新浜医院 森 俊明(徳島市新浜本町3丁目)

 肛門狭窄症には主に裂肛(切れ痔)が原因の場合と、肛門の手術が原因の場合の2つがあります。また、体質的に瘢痕(はんこん)という固い傷跡になりやすい傾向の人にも多いようです。

 症状ですが、肛門が狭いために便が出にくくなり、無理な排便で肛門が切れます。最初は肛門が浅く切れるだけですが、何年も放置すると深い潰瘍(かいよう)となり、硬く瘢痕化します。こうなると肛門がますます狭くなり、裂けやすく悪循環に陥ります。やがて肛門は指も通らないほど狭くなり、排便に支障をきたします。

 このような肛門狭窄症に伴う症状を悪化させないためには便秘をしないことに尽きます。水分や野菜を多く取り、朝食を欠かさずに運動をしましょう。

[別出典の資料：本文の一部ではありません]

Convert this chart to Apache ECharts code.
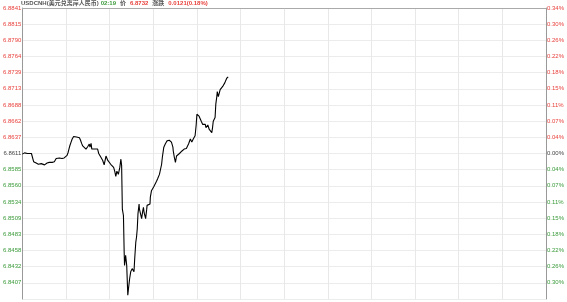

 それでも駄目なら、対症療法として下剤を定期的に服用します。強力な下剤では逆効果なので、弱めの下剤で「粘土状軟便」を維持しましょう。肛門括約筋を弛緩(しかん)させる作用があるニトログリセリン軟膏(なんこう)が有効なこともあります。

 それでも良くならなければ手術療法になります。硬く収縮した部分のつっぱり部分の除去や、メスで肛門括約筋に小さな切れ目を入れるLSIS法という手術があります。これで肛門が少し緩くなり、症状が軽くなります。

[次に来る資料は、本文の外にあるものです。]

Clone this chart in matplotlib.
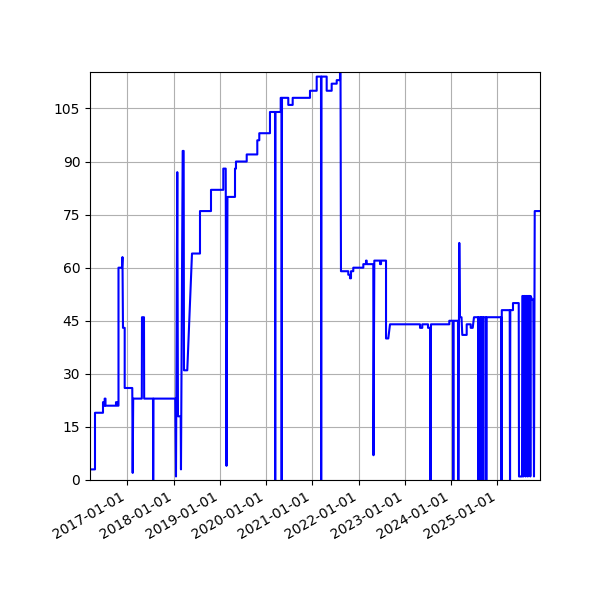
import matplotlib
matplotlib.use("Agg")
import matplotlib.pyplot as plt
import matplotlib.dates as mdates
from matplotlib.ticker import MultipleLocator
import numpy as np
import pandas as pd

# sample times
years = [2016.194, 2016.302, 2016.302, 2016.475, 2016.475, 2016.496, 2016.496, 2016.511,
         2016.511, 2016.529, 2016.529, 2016.756, 2016.756, 2016.784, 2016.784, 2016.810,
         2016.810, 2016.885, 2016.896, 2016.907, 2016.944, 2016.944, 2017.108, 2017.117,
         2017.128, 2017.314, 2017.318, 2017.361, 2017.365, 2017.556, 2017.560, 2017.566,
         2018.038, 2018.053, 2018.081, 2018.096, 2018.155, 2018.161, 2018.198, 2018.219,
         2018.226, 2018.297, 2018.399, 2018.572, 2018.572, 2018.810, 2018.810, 2019.076,
         2019.076, 2019.128, 2019.145, 2019.166, 2019.329, 2019.329, 2019.350, 2019.350,
         2019.582, 2019.582, 2019.811, 2019.811, 2019.854, 2019.854, 2020.085, 2020.085,
         2020.194, 2020.198, 2020.204, 2020.317, 2020.317, 2020.334, 2020.338, 2020.345,
         2020.481, 2020.481, 2020.576, 2020.576, 2020.950, 2020.950, 2021.095, 2021.095,
         2021.188, 2021.192, 2021.199, 2021.311, 2021.311, 2021.419, 2021.419, 2021.528,
         2021.528, 2021.599, 2021.599, 2021.610, 2021.620, 2021.778, 2021.778, 2021.815,
         2021.815, 2021.837, 2021.837, 2021.886, 2021.886, 2022.103, 2022.103, 2022.161,
         2022.161, 2022.176, 2022.176, 2022.319, 2022.323, 2022.341, 2022.464, 2022.464,
         2022.486, 2022.486, 2022.594, 2022.594, 2022.643, 2022.680, 2023.329, 2023.329,
         2023.378, 2023.378, 2023.502, 2023.502, 2023.545, 2023.556, 2023.566, 2023.962,
         2023.962, 2024.042, 2024.049, 2024.055, 2024.150, 2024.157, 2024.178, 2024.193,
         2024.226, 2024.243, 2024.338, 2024.338, 2024.425, 2024.425, 2024.468, 2024.496,
         2024.583, 2024.589, 2024.596, 2024.637, 2024.641, 2024.648, 2024.691, 2024.697,
         2024.704, 2024.756, 2024.762, 2024.769, 2025.086, 2025.091, 2025.097, 2025.268,
         2025.275, 2025.281, 2025.339, 2025.339, 2025.463, 2025.469, 2025.534, 2025.541,
         2025.556, 2025.562, 2025.577, 2025.605, 2025.612, 2025.627, 2025.653, 2025.659,
         2025.670, 2025.707, 2025.714, 2025.722, 2025.750, 2025.778, 2025.793, 2025.809,
         2025.923]

values = [3, 3, 19, 19, 22, 22, 21, 21,
          23, 23, 21, 21, 22, 22, 21, 21,
          60, 60, 63, 43, 43, 26, 26, 2,
          23, 23, 46, 46, 23, 23, 0, 23,
          23, 1, 87, 18, 18, 3, 93, 93,
          31, 31, 64, 64, 76, 76, 82, 82,
          88, 88, 4, 80, 80, 88, 88, 90,
          90, 92, 92, 96, 96, 98, 98, 104,
          104, 0, 104, 104, 108, 108, 0, 108,
          108, 106, 106, 108, 108, 110, 110, 114,
          114, 0, 114, 114, 110, 110, 112, 112,
          113, 113, 116, 116, 59, 59, 58, 58,
          57, 57, 59, 59, 60, 60, 61, 61,
          62, 62, 61, 61, 7, 62, 62, 61,
          61, 62, 62, 40, 40, 44, 44, 43,
          43, 44, 44, 43, 43, 0, 44, 44,
          45, 45, 0, 45, 45, 0, 67, 46,
          46, 41, 41, 44, 44, 43, 43, 46,
          46, 0, 46, 46, 0, 46, 46, 0,
          46, 46, 0, 46, 46, 0, 48, 48,
          0, 48, 48, 50, 50, 1, 1, 52,
          52, 1, 52, 52, 1, 52, 52, 1,
          52, 52, 1, 52, 51, 51, 1, 76,
          76]


def to_date(yr):
    yr = np.asarray(yr)
    base = pd.Timestamp("2017-01-01")
    return base + pd.to_timedelta((yr - 2017) * 365.25, unit="D")


dates = to_date(years)

fig = plt.figure(figsize=(6, 6), dpi=100)
ax = fig.add_subplot(111)
ax.plot(dates, values, color="blue", linewidth=1.5)

ax.set_xlim(dates[0], dates[-1])
ax.set_ylim(0, 115.3)
ax.yaxis.set_major_locator(MultipleLocator(15))
ax.xaxis.set_major_locator(mdates.YearLocator())
ax.xaxis.set_major_formatter(mdates.DateFormatter("%Y-%m-%d"))
ax.grid(True)

fig.autofmt_xdate()
fig.subplots_adjust(left=0.15, right=0.9, top=0.88, bottom=0.2)
fig.savefig("out.png", dpi=100)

 これらが効かない高度の肛門狭窄には、SSG法という肛門管の形成手術を行います。これは狭窄している部分より外側の肛門の皮膚を利用して肛門を広げる手術で、入院が必要です。

 LSIS法とSSG法、いずれにしても大事なことは「広げ過ぎずに十分な効果を得る」ことで、技術的に難しいのは拡張の加減です。広げ過ぎると術後に肛門が緩くなるし、拡張が不十分だと早期に再発します。

 このほか、手術後の肛門狭窄症に、30年以上前まで痔核(いぼ痔)に対して盛んに行われていた手術法「ホワイトヘッド手術」の後遺症があります。

 それは、現在の標準術式である結紮(けっさつ)切除術に比べ、広い範囲を切除する手術でした。昔は徹底的に治すことが重視されていたためですが、術後に多々問題を生じました。現在では痔核のみを最小に切除する方法になってます。これは「根治性追求の拡大手術から機能を考えた縮小手術へ」という外科全般の流れに共通するものです。相談者が、ホワイトヘッド手術を受けていた可能性もあります。

 なお、肛門痛についての悩みですが、特発性(原因不明の意味)肛門痛という病気があります。痔核や裂肛と関係なく、突然に肛門の奥の方が痛くなり、それも夜に発症することが多いようです。肛門より奥、直腸の下の方が痛むと訴えることが多く、突然キューと締めつけられるような症状です。別名「肛門挙筋症候群」ともいわれ、肛門に関係する筋肉の収縮がうまく調整できなくなり、過剰に収縮するのが原因です。

 この場合、風呂で温めるなどで体の緊張を和らげると、筋肉が緩んで痛みが軽くなります。排便して直腸を空にすることも有効です。直腸の感覚が過敏で便意を感じやすくなっているのが原因なら、軽い安定剤も有効といわれています。相談者の場合、肛門狭窄症による痛みと、この特発性肛門痛が共存している可能性もあります。